YOUR GOAL:
Your task is to transcribe all of the data below exactly, omitting the images.

====

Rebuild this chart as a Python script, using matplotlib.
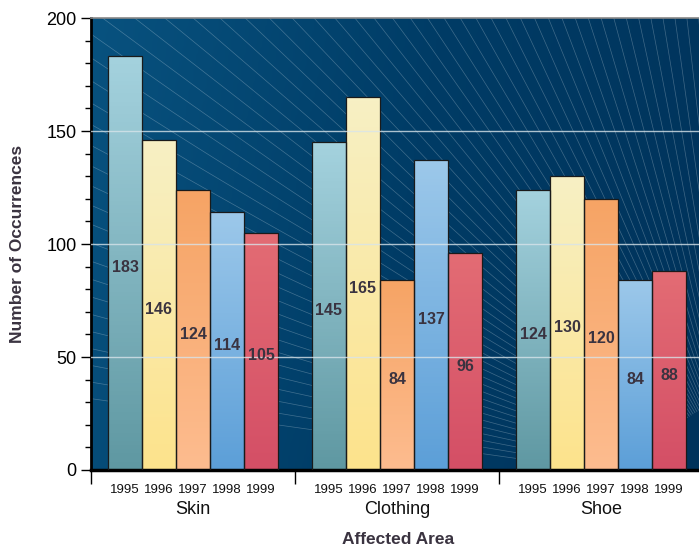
import numpy as np
import matplotlib
matplotlib.use("Agg")
import matplotlib.pyplot as plt
from matplotlib.colors import LinearSegmentedColormap

# data
areas = ["Skin", "Clothing", "Shoe"]
years = ["1995", "1996", "1997", "1998", "1999"]
skin = [183, 146, 124, 114, 105]
clothing = [145, 165, 84, 137, 96]
shoe = [124, 130, 120, 84, 88]
values = [skin, clothing, shoe]

# top / bottom colour of each year's bar
bar_cols = {
    "1995": ("#a4d2de", "#5f98a2"),
    "1996": ("#f7f0c4", "#fde38c"),
    "1997": ("#f6a465", "#fdbc8f"),
    "1998": ("#9cc8ea", "#5c9fd8"),
    "1999": ("#e36c74", "#d44f66"),
}

txt_col = "#3a3340"
arial = ["Liberation Sans", "DejaVu Sans"]

fig = plt.figure(figsize=(6.99, 5.46), dpi=100)
ax = fig.add_axes([91 / 699, 76 / 546, 608 / 699, 452 / 546])

n = len(years)
gw = n + 1

# background gradient
bg = LinearSegmentedColormap.from_list("bg", ["#08527f", "#003c66", "#00335b"])
grad = np.linspace(0, 1, 256).reshape(1, -1)
grad = grad + np.linspace(0, 0.15, 64).reshape(-1, 1)
ax.imshow(grad, cmap=bg, extent=(0, 1, 0, 1), transform=ax.transAxes,
          aspect="auto", zorder=0, vmin=0, vmax=1.15)

# faint fan of lines (decoration), worked out in pixel space of the axes
W, H = 608.0, 452.0
cx, cy = 650.0, -20.0
for ang in np.linspace(88, 172, 60):
    a = np.deg2rad(ang)
    r0, r1 = 90, 1200
    xs = np.array([cx + r0 * np.cos(a), cx + r1 * np.cos(a)]) / W
    ys = np.array([cy + r0 * np.sin(a), cy + r1 * np.sin(a)]) / H
    ax.plot(xs, ys, transform=ax.transAxes, color="white", lw=0.5,
            alpha=0.25, zorder=0.5)

# bars
for g, vals in enumerate(values):
    for i, v in enumerate(vals):
        x = g * gw + 0.5 + i
        top, bot = bar_cols[years[i]]
        cm = LinearSegmentedColormap.from_list("c", [bot, top])
        b = ax.bar(x, v, width=1.0, align="edge", color="none",
                   edgecolor="#1a1a1a", lw=0.9, zorder=3)[0]
        im = ax.imshow(np.linspace(0, 1, 100).reshape(-1, 1), cmap=cm,
                       origin="lower", extent=(x, x + 1, 0, v),
                       aspect="auto", zorder=2)
        im.set_clip_path(b)
        ax.text(x + 0.5, v / 2 - 2, str(v), ha="center", va="center",
                fontsize=11.5, fontweight="bold", color=txt_col,
                family=arial, zorder=5)

# grid lines
for yv in [50, 100, 150]:
    ax.axhline(yv, color="#d8e4ea", lw=1.0, alpha=0.8, zorder=4)

ax.set_xlim(0, 608 / 34)
ax.set_ylim(0, 200)

# axes styling
ax.spines["right"].set_visible(False)
ax.spines["top"].set_color("#888888")
ax.spines["top"].set_linewidth(1.2)
ax.spines["left"].set_linewidth(2)
ax.spines["bottom"].set_linewidth(2.5)

ax.set_yticks([0, 50, 100, 150, 200])
ax.set_yticks(np.arange(0, 201, 10), minor=True)
ax.tick_params(axis="y", which="major", length=7, width=1, labelsize=13)
ax.tick_params(axis="y", which="minor", length=4, width=1)
for lab in ax.get_yticklabels():
    lab.set_family(arial)

ax.set_xticks([g * gw for g in range(len(areas))])
ax.set_xticklabels([])
ax.tick_params(axis="x", which="major", length=10, width=1)

xt = ax.get_xaxis_transform()
for g, a in enumerate(areas):
    for i, y in enumerate(years):
        ax.annotate(y, (g * gw + 1 + i, 0), xycoords=xt, xytext=(0, -14.5),
                    textcoords="offset points", ha="center", va="center",
                    fontsize=9.5, family=arial, color="#111111")
    ax.annotate(a, (g * gw + 3, 0), xycoords=xt, xytext=(0, -28.5),
                textcoords="offset points", ha="center", va="center",
                fontsize=13, family=arial, color="#111111")

fig.text(398 / 699, 1 - 539 / 546, "Affected Area", ha="center", va="center",
         fontsize=12.5, fontweight="bold", color=txt_col, family=arial)
fig.text(18 / 699, 1 - 244 / 546, "Number of Occurrences", ha="center",
         va="center", rotation=90, fontsize=12.5, fontweight="bold",
         color=txt_col, family=arial)

fig.savefig("out.png", dpi=100)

====

IN RESPONSE:
Rebuild this chart as a Python script, using matplotlib.
import numpy as np
import matplotlib
matplotlib.use("Agg")
import matplotlib.pyplot as plt
from matplotlib.colors import LinearSegmentedColormap

# data
areas = ["Skin", "Clothing", "Shoe"]
years = ["1995", "1996", "1997", "1998", "1999"]
skin = [183, 146, 124, 114, 105]
clothing = [145, 165, 84, 137, 96]
shoe = [124, 130, 120, 84, 88]
values = [skin, clothing, shoe]

# top / bottom colour of each year's bar
bar_cols = {
    "1995": ("#a4d2de", "#5f98a2"),
    "1996": ("#f7f0c4", "#fde38c"),
    "1997": ("#f6a465", "#fdbc8f"),
    "1998": ("#9cc8ea", "#5c9fd8"),
    "1999": ("#e36c74", "#d44f66"),
}

txt_col = "#3a3340"
arial = ["Liberation Sans", "DejaVu Sans"]

fig = plt.figure(figsize=(6.99, 5.46), dpi=100)
ax = fig.add_axes([91 / 699, 76 / 546, 608 / 699, 452 / 546])

n = len(years)
gw = n + 1

# background gradient
bg = LinearSegmentedColormap.from_list("bg", ["#08527f", "#003c66", "#00335b"])
grad = np.linspace(0, 1, 256).reshape(1, -1)
grad = grad + np.linspace(0, 0.15, 64).reshape(-1, 1)
ax.imshow(grad, cmap=bg, extent=(0, 1, 0, 1), transform=ax.transAxes,
          aspect="auto", zorder=0, vmin=0, vmax=1.15)

# faint fan of lines (decoration), worked out in pixel space of the axes
W, H = 608.0, 452.0
cx, cy = 650.0, -20.0
for ang in np.linspace(88, 172, 60):
    a = np.deg2rad(ang)
    r0, r1 = 90, 1200
    xs = np.array([cx + r0 * np.cos(a), cx + r1 * np.cos(a)]) / W
    ys = np.array([cy + r0 * np.sin(a), cy + r1 * np.sin(a)]) / H
    ax.plot(xs, ys, transform=ax.transAxes, color="white", lw=0.5,
            alpha=0.25, zorder=0.5)

# bars
for g, vals in enumerate(values):
    for i, v in enumerate(vals):
        x = g * gw + 0.5 + i
        top, bot = bar_cols[years[i]]
        cm = LinearSegmentedColormap.from_list("c", [bot, top])
        b = ax.bar(x, v, width=1.0, align="edge", color="none",
                   edgecolor="#1a1a1a", lw=0.9, zorder=3)[0]
        im = ax.imshow(np.linspace(0, 1, 100).reshape(-1, 1), cmap=cm,
                       origin="lower", extent=(x, x + 1, 0, v),
                       aspect="auto", zorder=2)
        im.set_clip_path(b)
        ax.text(x + 0.5, v / 2 - 2, str(v), ha="center", va="center",
                fontsize=11.5, fontweight="bold", color=txt_col,
                family=arial, zorder=5)

# grid lines
for yv in [50, 100, 150]:
    ax.axhline(yv, color="#d8e4ea", lw=1.0, alpha=0.8, zorder=4)

ax.set_xlim(0, 608 / 34)
ax.set_ylim(0, 200)

# axes styling
ax.spines["right"].set_visible(False)
ax.spines["top"].set_color("#888888")
ax.spines["top"].set_linewidth(1.2)
ax.spines["left"].set_linewidth(2)
ax.spines["bottom"].set_linewidth(2.5)

ax.set_yticks([0, 50, 100, 150, 200])
ax.set_yticks(np.arange(0, 201, 10), minor=True)
ax.tick_params(axis="y", which="major", length=7, width=1, labelsize=13)
ax.tick_params(axis="y", which="minor", length=4, width=1)
for lab in ax.get_yticklabels():
    lab.set_family(arial)

ax.set_xticks([g * gw for g in range(len(areas))])
ax.set_xticklabels([])
ax.tick_params(axis="x", which="major", length=10, width=1)

xt = ax.get_xaxis_transform()
for g, a in enumerate(areas):
    for i, y in enumerate(years):
        ax.annotate(y, (g * gw + 1 + i, 0), xycoords=xt, xytext=(0, -14.5),
                    textcoords="offset points", ha="center", va="center",
                    fontsize=9.5, family=arial, color="#111111")
    ax.annotate(a, (g * gw + 3, 0), xycoords=xt, xytext=(0, -28.5),
                textcoords="offset points", ha="center", va="center",
                fontsize=13, family=arial, color="#111111")

fig.text(398 / 699, 1 - 539 / 546, "Affected Area", ha="center", va="center",
         fontsize=12.5, fontweight="bold", color=txt_col, family=arial)
fig.text(18 / 699, 1 - 244 / 546, "Number of Occurrences", ha="center",
         va="center", rotation=90, fontsize=12.5, fontweight="bold",
         color=txt_col, family=arial)

fig.savefig("out.png", dpi=100)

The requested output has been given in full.